WHAT YOU HAVE TO DO: Give the number of lines in the entries that contain "produces". State only the count.

INPUT FOR THIS TASK:
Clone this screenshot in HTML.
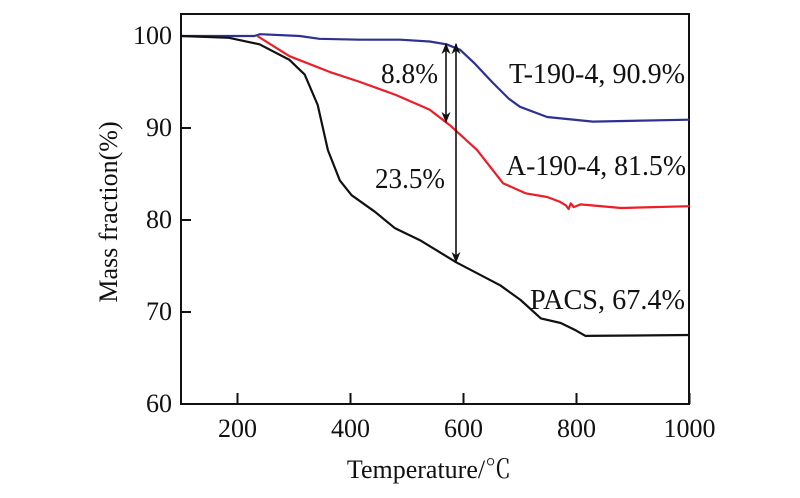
<!DOCTYPE html>
<html><head><meta charset="utf-8"><style>
body{margin:0;background:#fff;}
svg text{font-family:"Liberation Serif","Noto Serif CJK SC",serif;fill:#111;}
</style></head><body>
<svg id="chart" width="800" height="493" viewBox="0 0 800 493">
<defs><marker id="ah" viewBox="0 0 10 10" refX="9" refY="5" markerWidth="7" markerHeight="9" orient="auto-start-reverse"><path d="M0,1 L10,5 L0,9 L3,5 Z" fill="#111"/></marker></defs>
<g id="plot"></g>
</svg>
<script>
const xTicks=[200,400,600,800,1000];
const yTicks=[60,70,80,90,100];
const pacsT=[100,185,239,292,319,342,360,381,402,443,479,523,587,665,701,737,772,799,816,1000];
const pacsM=[100,99.8,99.1,97.4,95.8,92.5,87.6,84.3,82.7,80.9,79.1,77.8,75.4,72.9,71.3,69.3,68.8,68.0,67.4,67.5];
const aT=[235,292,363,417,480,540,576,624,670,710,748,770,781,786,790,795,807,879,1000];
const aM=[100,97.8,96.1,95.0,93.6,92.0,90.3,87.6,84.0,82.9,82.5,82.0,81.6,81.2,81.8,81.4,81.7,81.3,81.5];
const tT=[100,230,240,310,345,416,488,540,570,594,620,652,680,700,748,829,1000];
const tM=[100,100,100.2,100,99.7,99.6,99.6,99.4,99.1,98.5,97.0,94.9,93.2,92.3,91.2,90.7,90.9];
const L=181,R=689,T0=14,B=404;
const xs=v=>L+(v-100)*0.565;
const ys=v=>36+(100-v)*9.2;
const g=document.getElementById('plot');
const NS='http://www.w3.org/2000/svg';
function mk(tag,attrs){const e=document.createElementNS(NS,tag);for(const k in attrs)e.setAttribute(k,attrs[k]);g.appendChild(e);return e;}
let f=mk('rect',{x:L,y:T0,width:R-L,height:B-T0,fill:'none',stroke:'#111','stroke-width':2});


xTicks.forEach(v=>{
 let t=mk('line',{x1:xs(v),x2:xs(v),y1:B,y2:B-11,stroke:'#111','stroke-width':2});
 
 
 let l=mk('text',{x:xs(v),y:437,'text-anchor':'middle','font-size':26});l.textContent=v;
 
 
});
yTicks.forEach(v=>{
 let t=mk('line',{x1:L,x2:L+10,y1:ys(v),y2:ys(v),stroke:'#111','stroke-width':2});
 
 
 let l=mk('text',{x:172,y:ys(v)+8,'text-anchor':'end','font-size':26});l.textContent=v;
 
 
});
function series(X,Y,c,name){
 let d=X.map((v,i)=>(i?'L':'M')+xs(v).toFixed(1)+','+ys(Y[i]).toFixed(1)).join(' ');
 let p=mk('path',{d:d,fill:'none',stroke:c,'stroke-width':2.2,'stroke-linejoin':'round'});
 
 
}
series(tT,tM,'#2e3192','line-t-190-4');
series(aT,aM,'#ee1c24','line-a-190-4');
series(pacsT,pacsM,'#111','line-pacs');
let a1=mk('line',{x1:446,x2:446,y1:44,y2:122,stroke:'#111','stroke-width':1.6,'marker-start':'url(#ah)','marker-end':'url(#ah)'});


let a2=mk('line',{x1:456,x2:456,y1:44,y2:262,stroke:'#111','stroke-width':1.6,'marker-start':'url(#ah)','marker-end':'url(#ah)'});


const labels=[['8.8%',381,83,57,'label-8-8'],['23.5%',375,188,70,'label-23-5'],['T-190-4, 90.9%',509,83,176,'label-t-190-4'],['A-190-4, 81.5%',506,175,180,'label-a-190-4'],['PACS, 67.4%',530,309,155,'label-pacs']];
labels.forEach(s=>{let t=mk('text',{x:s[1],y:s[2],'font-size':28,textLength:s[3],lengthAdjust:'spacingAndGlyphs'});t.textContent=s[0];
 
 });
let xt=mk('text',{x:429,y:478,'text-anchor':'middle','font-size':26});xt.textContent='Temperature/℃';


let yt=mk('text',{x:0,y:0,'text-anchor':'middle','font-size':26,transform:'translate(117,212) rotate(-90)'});yt.textContent='Mass fraction(%)';


</script>
</body></html>
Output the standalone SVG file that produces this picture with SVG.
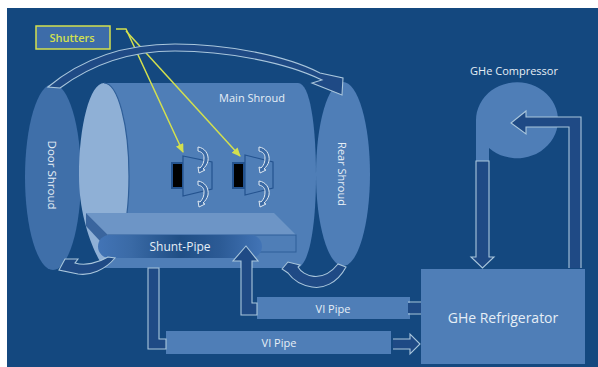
<svg xmlns="http://www.w3.org/2000/svg" width="598" height="367" viewBox="0 0 598 367">
<style>
text{font-family:"Open Sans","Noto Sans","Liberation Sans",sans-serif;fill:#e6eef6;text-anchor:middle}
.body{fill:#4f7eb7}
.pipe{fill:#1f4a85;stroke:#a9c6dc;stroke-width:1.1;stroke-linejoin:miter}
.curl{fill:#3c6ba6;stroke:#dfe9f2;stroke-width:1}
.y{fill:none;stroke:#d3e04e;stroke-width:1.5}
</style>
<defs>
<linearGradient id="sp" x1="0" x2="1" y1="0" y2="0"><stop offset="0" stop-color="#4274b6"/><stop offset=".2" stop-color="#3a6aa6"/><stop offset=".5" stop-color="#1f4e85"/><stop offset=".75" stop-color="#2c5b96"/><stop offset="1" stop-color="#4274b6"/></linearGradient>
<marker id="ya" markerWidth="10" markerHeight="10" refX="8" refY="4" orient="auto" markerUnits="userSpaceOnUse"><path d="M0 0L9 4L0 8Z" fill="#d3e04e"/></marker>
</defs>
<rect width="598" height="367" fill="#fff"/>
<rect x="7" y="8" width="591" height="359" fill="#14487f"/>
<g id="door-shroud"><ellipse cx="53" cy="177" rx="28" ry="93" fill="#3f6fa9"/><text transform="translate(52 175) rotate(90)" y="4" font-size="11.500">Door Shroud</text></g>
<g id="rear-shroud"><ellipse cx="343" cy="174" rx="27" ry="92" fill="#4f7eb7"/><text transform="translate(342 174) rotate(90)" y="4" font-size="11">Rear Shroud</text></g>
<g id="main-shroud">
<path class="body" d="M104 83H298C310 83 316 125 316 176C316 227 309 268 296 268H104Z"/>
<path d="M104 83C118 83 129 125 129 176C129 195 128 205 127 213H116V250L115 258L104 268C92 250 79 215 79 176C79 125 90 83 104 83Z" fill="#8fb0d6"/>
<path d="M104 83C118 83 129 125 129 176C129 195 128 205 127 213" fill="none" stroke="#2f5f99" stroke-width="1.200"/>
<text x="252" y="102" font-size="11">Main Shroud</text></g>
<g id="shutter-1">
<rect x="171" y="162" width="13" height="27" fill="#24538f"/><rect x="173" y="164" width="9" height="23" fill="#000"/>
<path d="M183 156L212 162V189L183 196Z" fill="#4f7eb7" stroke="#24538f" stroke-width="1.2"/>
<path class="curl" d="M198 147C205 148 209 154 208 161C207 165 205 167 203 169L205 170L199 173L198 167L200 168C203 165 204 162 204 158C204 154 202 152 198 151Z"/>
<path class="curl" d="M198 181C205 182 209 188 208 195C207 199 205 201 203 203L205 204L199 207L198 201L200 202C203 199 204 196 204 192C204 188 202 186 198 185Z"/>
</g>
<g id="shutter-2">
<rect x="232" y="162" width="13" height="27" fill="#24538f"/><rect x="234" y="164" width="9" height="23" fill="#000"/>
<path d="M245 155L273 162V188L245 195Z" fill="#4f7eb7" stroke="#24538f" stroke-width="1.2"/>
<path class="curl" d="M259 147C266 148 270 154 269 161C268 165 266 167 264 169L266 170L260 173L259 167L261 168C264 165 265 162 265 158C265 154 263 152 259 151Z"/>
<path class="curl" d="M259 181C266 182 270 188 269 195C268 199 266 201 264 203L266 204L260 207L259 201L261 202C264 199 265 196 265 192C265 188 263 186 259 185Z"/>
</g>
<g id="shunt-pipe">
<path d="M86 213H274L296 235H108Z" fill="#6d95c6"/>
<path d="M86 213L108 235L100 241L86 226Z" fill="#3a659e"/>
<rect x="108" y="235" width="188" height="17" fill="#4f7eb7" stroke="#2f5f99"/>
<rect x="98" y="235" width="164" height="23" rx="11.5" fill="url(#sp)"/>
<text x="180" y="251" font-size="12">Shunt-Pipe</text></g>
<g id="vi-pipe-1"><rect x="257" y="297" width="153" height="22" fill="#4f7eb7"/><text x="333" y="313" font-size="11">VI Pipe</text></g>
<g id="vi-pipe-2"><rect x="166" y="331" width="225" height="23" fill="#4f7eb7"/><text x="279" y="347" font-size="11">VI Pipe</text></g>
<g id="refrigerator"><rect x="421" y="269" width="164" height="95" fill="#4f7eb7"/><text x="503" y="323" font-size="14" font-weight="500">GHe Refrigerator</text></g>
<g id="compressor"><path d="M476 121A41 38 0 1 1 489 148V161H476Z" fill="#4f7eb7"/><text x="514" y="75" font-size="11">GHe Compressor</text></g>
<g id="shutters-label"><rect x="36" y="26" width="74" height="23" fill="#3d6ca9" stroke="#d3e04e" stroke-width="1.5"/><text x="72" y="42" font-size="11" font-weight="600" style="fill:#d3e04e">Shutters</text></g>
<g id="connectors">
<path class="y" d="M116 29H126L183 152" marker-end="url(#ya)"/>
<path class="y" d="M126 31L240 156" marker-end="url(#ya)"/>
<path class="pipe" d="M48 87C85 56 130 44 175 44C225 44 285 55 320 73L343 78L342 95L312 83L322 80C285 62 225 51 175 51C135 51 95 62 60 88Z"/>
<path class="pipe" d="M59 270L65 259L78 259L75 263C85 266 98 263 108 257L115 258C105 270 90 276 78 274Z"/>
<path class="pipe" d="M282 269L288 262L300 265L298 267C303 276 322 284 338 264L346 267C337 284 322 289 312 287C300 285 293 280 288 273Z"/>
<path class="pipe" d="M148 268H159V339H166V349H148Z"/>
<path class="pipe" d="M241 315V261H233L246 246L258 261H252V303H257V315Z"/>
<rect x="408" y="303" width="13" height="10" fill="#1f4a85"/>
<path class="pipe" d="M408 302H421M408 314H421"/>
<path class="pipe" d="M393 339H410V334L420 344L410 354V349H393"/>
<path class="pipe" d="M476 161H489V257H494L482.500 268L471 257H476Z"/>
<path class="pipe" d="M569 268V127H526V134L511 123L526 111V117H581V268"/>
</g>
</svg>
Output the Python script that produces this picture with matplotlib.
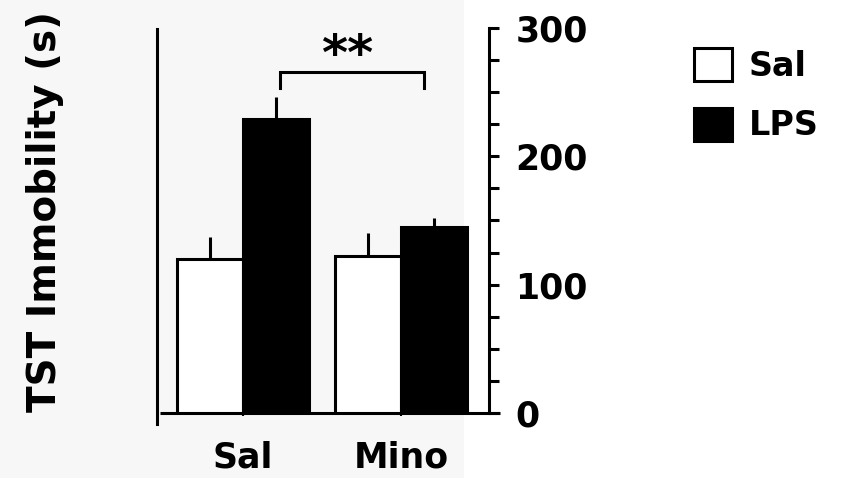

COMPLETE ANSWER: 2